The Board of Directors of BNP Paribas met on the 25th January 2009 to be informed of the preliminary estimations for the 2008 results and to examine the way in which the Group should participate in the second stage of the French plan to support the financing of the real economy.
For the full year of 2008, BNP Paribas should post a net profit of around €3 billion.
The fourth quarter was marked by exceptionally violent movements in the capital markets, especially in the equity markets. In Corporate and Investment Banking, revenues were negative in October and November but they turned positive again in December. Despite flexible cost management, the simultaneous increase in the cost of risk should lead to CIB posting a pre-tax loss for the fourth quarter of around €2 billion. In addition, the sharp drop in the stock markets (of around 45% in 2008, of which 20% was in the fourth quarter) should lead to impairments on the Group’s investment portfolio of around €400 million after tax. As a result, BNP Paribas Group should post a net loss of around €1.4 billion in the fourth quarter.
For the full year of 2008 the Group posted a large net profit, thanks to the good performance of Retail Banking and Asset Management and Services. These core businesses benefited from the Group’s growing relative attractiveness. For example, in 2008, +200,000(1) net new individual customer accounts were opened in France and +50,000(1) in Italy, and assets under management witnessed substantial net inflows of €10 billion(1).

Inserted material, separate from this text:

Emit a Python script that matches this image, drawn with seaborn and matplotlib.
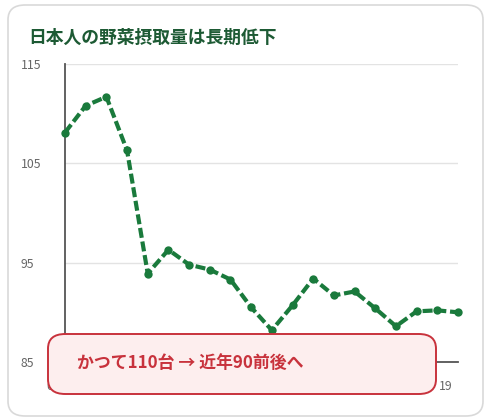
import numpy as np
import pandas as pd
import matplotlib
matplotlib.use("Agg")
import matplotlib.pyplot as plt
import matplotlib.transforms as mtransforms
from matplotlib.patches import FancyBboxPatch
import seaborn as sns

# ---- data ----
x_index = list(range(20))
intake = [108.1, 110.8, 111.7, 106.3, 93.9, 96.3, 94.8, 94.3, 93.3, 90.5,
          88.2, 90.7, 93.4, 91.7, 92.1, 90.4, 88.6, 90.1, 90.2, 90.0]
x_tick_pos = [0, 19]
x_tick_labels = ["00", "19"]
y_ticks = [85, 95, 105, 115]
title_text = "日本人の野菜摂取量は長期低下"
note_text = "かつて110台 → 近年90前後へ"

df = pd.DataFrame({"idx": x_index, "value": intake})

sns.set_theme(style="white")
plt.rcParams["font.family"] = ["Noto Sans CJK JP", "DejaVu Sans"]

W, H = 492, 419
fig = plt.figure(figsize=(W / 100, H / 100), dpi=100)

def fx(px):
    return px / W

def fy(py):
    return 1 - py / H

# card background
card = FancyBboxPatch((fx(8), fy(416)), fx(483) - fx(8), fy(5) - fy(416),
                      boxstyle="round,pad=0,rounding_size=0.035",
                      transform=fig.transFigure, facecolor="white",
                      edgecolor="#d9d9d9", linewidth=1.2, zorder=-5)
fig.patches.append(card)

ax = fig.add_axes([fx(65), fy(362), fx(458) - fx(65), fy(64) - fy(362)])
ax.set_facecolor("none")
ax.set_zorder(1)

sns.lineplot(data=df, x="idx", y="value", ax=ax, color="#1a7a3c",
             linewidth=3.0, marker="o", markersize=6.0, markeredgewidth=0,
             clip_on=False, zorder=5)
ax.lines[0].set_dashes([2.4, 0.9])

ax.set_xlim(0, 19)
ax.set_ylim(85, 115)
ax.set_xlabel("")
ax.set_ylabel("")

ax.set_yticks(y_ticks)
ax.set_yticklabels([str(v) for v in y_ticks])
ax.yaxis.grid(True, color="#e3e3e3", linewidth=1.0)
ax.set_axisbelow(True)
ax.tick_params(axis="y", length=0, pad=32, labelsize=8.8, labelcolor="#666666")
for lab in ax.get_yticklabels():
    lab.set_horizontalalignment("left")

ax.set_xticks(x_tick_pos)
ax.set_xticklabels(x_tick_labels)
ax.tick_params(axis="x", length=5, width=1.3, color="#555555", direction="out",
               labelsize=8.8, labelcolor="#666666", pad=8)
offset = mtransforms.ScaledTranslation(-12 / 100, 0, fig.dpi_scale_trans)
for lab in ax.get_xticklabels():
    lab.set_transform(lab.get_transform() + offset)

for s in ["top", "right"]:
    ax.spines[s].set_visible(False)
for s in ["left", "bottom"]:
    ax.spines[s].set_color("#555555")
    ax.spines[s].set_linewidth(1.3)

# title
fig.text(fx(28), fy(38), title_text, fontsize=12.8, fontweight="bold",
         color="#1d5a34", ha="left", va="center")

# annotation box
box = FancyBboxPatch((fx(48), fy(394)), fx(436) - fx(48), fy(334) - fy(394),
                     boxstyle="round,pad=0,rounding_size=0.035",
                     transform=fig.transFigure, facecolor="#fdeeee",
                     edgecolor="#c8323c", linewidth=1.4, zorder=10)
fig.patches.append(box)
fig.text(fx(77), fy(363), note_text, fontsize=12.2, fontweight="bold",
         color="#c8323c", ha="left", va="center", zorder=11)

fig.savefig("out.png", dpi=100)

The Group benefited also from its limited exposure to both the riskiest assets and countries suffering most from the crisis.
Based on these estimated results, BNP Paribas’ Tier 1 ratio should be circa 7.5% at 31st December 2008.

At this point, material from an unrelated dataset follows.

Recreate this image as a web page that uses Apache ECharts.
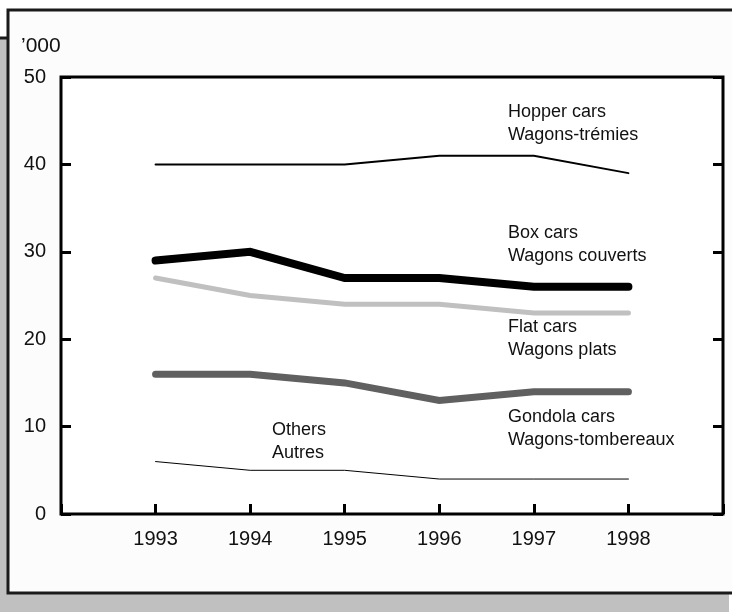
<!DOCTYPE html>
<html>
<head>
<meta charset="utf-8">
<script src="https://cdn.jsdelivr.net/npm/echarts@6/dist/echarts.min.js"></script>
<style>
html,body{margin:0;padding:0;background:#fff;}
#c{width:732px;height:612px;}
</style>
</head>
<body>
<div id="c"></div>
<script>
const years = [1993, 1994, 1995, 1996, 1997, 1998];
const hopperCars = [40, 40, 40, 41, 41, 39];
const boxCars = [29, 30, 27, 27, 26, 26];
const flatCars = [27, 25, 24, 24, 23, 23];
const gondolaCars = [16, 16, 15, 13, 14, 14];
const others = [6, 5, 5, 4, 4, 4];
const yTicks = [0, 10, 20, 30, 40, 50];
const unitLabel = "’000";
const seriesLabels = [
  ["Hopper cars", "Wagons-trémies"],
  ["Box cars", "Wagons couverts"],
  ["Flat cars", "Wagons plats"],
  ["Gondola cars", "Wagons-tombereaux"],
  ["Others", "Autres"]
];

const FONT = "'Liberation Sans', Arial, sans-serif";
const TXT = '#111111';
const pair = arr => arr.map((v, i) => [years[i], v]);

const chart = echarts.init(document.getElementById('c'), null, {renderer: 'canvas'});

function lineSeries(name, data, color, width, z) {
  return {
    name: name, type: 'line', data: pair(data), symbol: 'none', z: z,
    lineStyle: {color: color, width: width, cap: 'round', join: 'miter'},
    animation: false
  };
}

function textEl(lines, x, y) {
  return {
    type: 'text', left: x, top: y, z: 100,
    style: {text: lines.join('\n'), font: '18px ' + FONT, fill: TXT, lineHeight: 23}
  };
}

chart.setOption({
  animation: false,
  backgroundColor: '#ffffff',
  graphic: [
    {type: 'rect', z: -10, shape: {x: 0, y: 38, width: 729, height: 580}, style: {fill: '#c0c0c0'}},
    {type: 'line', z: -9, shape: {x1: 0, y1: 38, x2: 729, y2: 38}, style: {stroke: '#1a1a1a', lineWidth: 3}},
    {type: 'rect', z: -8, shape: {x: 8, y: 10, width: 740, height: 583}, style: {fill: '#fcfcfc', stroke: '#1a1a1a', lineWidth: 3}},
    {type: 'text', left: 21, top: 36, z: 100, style: {text: unitLabel, font: '21px ' + FONT, fill: TXT}},
    textEl(seriesLabels[0], 508, 101),
    textEl(seriesLabels[1], 508, 222),
    textEl(seriesLabels[2], 508, 316),
    textEl(seriesLabels[3], 508, 406),
    textEl(seriesLabels[4], 272, 419)
  ],
  grid: {
    left: 61, right: 9, top: 77, bottom: 98,
    show: true, backgroundColor: '#ffffff', borderColor: '#000000', borderWidth: 3
  },
  xAxis: {
    type: 'value', min: 1992, max: 1999, interval: 1,
    axisLine: {show: false},
    splitLine: {show: false},
    axisTick: {show: true, inside: true, length: 10, lineStyle: {color: '#000', width: 3}},
    axisLabel: {
      margin: 15, fontSize: 20, fontFamily: FONT, color: TXT,
      formatter: v => years.indexOf(v) >= 0 ? String(v) : ''
    }
  },
  yAxis: [
    {
      type: 'value', min: 0, max: 50, interval: 10,
      axisLine: {show: false},
      splitLine: {show: false},
      axisTick: {show: true, inside: true, length: 10, lineStyle: {color: '#000', width: 3}},
      axisLabel: {margin: 15, fontSize: 20, fontFamily: FONT, color: TXT, padding: [4, 0, 0, 0],
        formatter: v => yTicks.indexOf(v) >= 0 ? String(v) : ''}
    },
    {
      type: 'value', min: 0, max: 50, interval: 10, position: 'right',
      axisLine: {show: false},
      splitLine: {show: false},
      axisTick: {show: true, inside: true, length: 10, lineStyle: {color: '#000', width: 3}},
      axisLabel: {show: false}
    }
  ],
  series: [
    lineSeries('Hopper cars', hopperCars, '#000000', 2, 5),
    lineSeries('Box cars', boxCars, '#000000', 8, 6),
    lineSeries('Flat cars', flatCars, '#c0c0c0', 5, 4),
    lineSeries('Gondola cars', gondolaCars, '#606060', 7, 4),
    lineSeries('Others', others, '#000000', 1, 5)
  ]
});
</script>
</body>
</html>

As part of the second stage of the French plan(2) , the Board of Directors has decided to convene an EGM so that shareholders can vote on the proposal to issue to the French State €5.1 billion of preference shares, which do not carry voting rights and are eligible to core Tier 1(3) minus hybrid capital. capital. The group would simultaneously repay the €2.55 billion of subordinated debt issued in December 2008. These transactions will strengthen BNP Paribas’ Tier 1 ratio by €2.55 billion, equivalent to 50 basis points, which would take it up to around 8% pro-forma. BNP Paribas is fully mobilised to comply with its commitment to grow its loans to the French economy in 2009.
At group level, BNP Paribas is taking the necessary steps to cut its risk-weighted assets in a material way in 2009. This reduction will come mostly from CIB as a consequence of the measures taken, which in particular involve cutting the exposure to market risks.
The Board of Directors will meet on the 18th February 2009 to close the definitive full year 2008 accounts, decide on a dividend proposal to be submitted to the AGM and on the EGM date.
About BNP Paribas
BNP Paribas (www.bnpparibas.com) is a European leader in global banking and financial services and is one of the 3 strongest banks in the world according to Standard & Poor’s. The group is present in 85 countries, with more than 171,000 employees, including 131.000 in Europe. The group holds key positions in three major segments: Corporate and Investment Banking, Asset Management & Services and Retail Banking. Present throughout Europe in all of its business lines, the bank’s two domestic markets in retail banking are France and Italy. BNP Paribas also has a significant presence in the United States and strong positions in Asia and the emerging markets
(1) Rounded figures
(2) And subject to the approval by the European Union
(3) « Core Tier 1 » is defined as Tier 1 capital minus hybrid capital.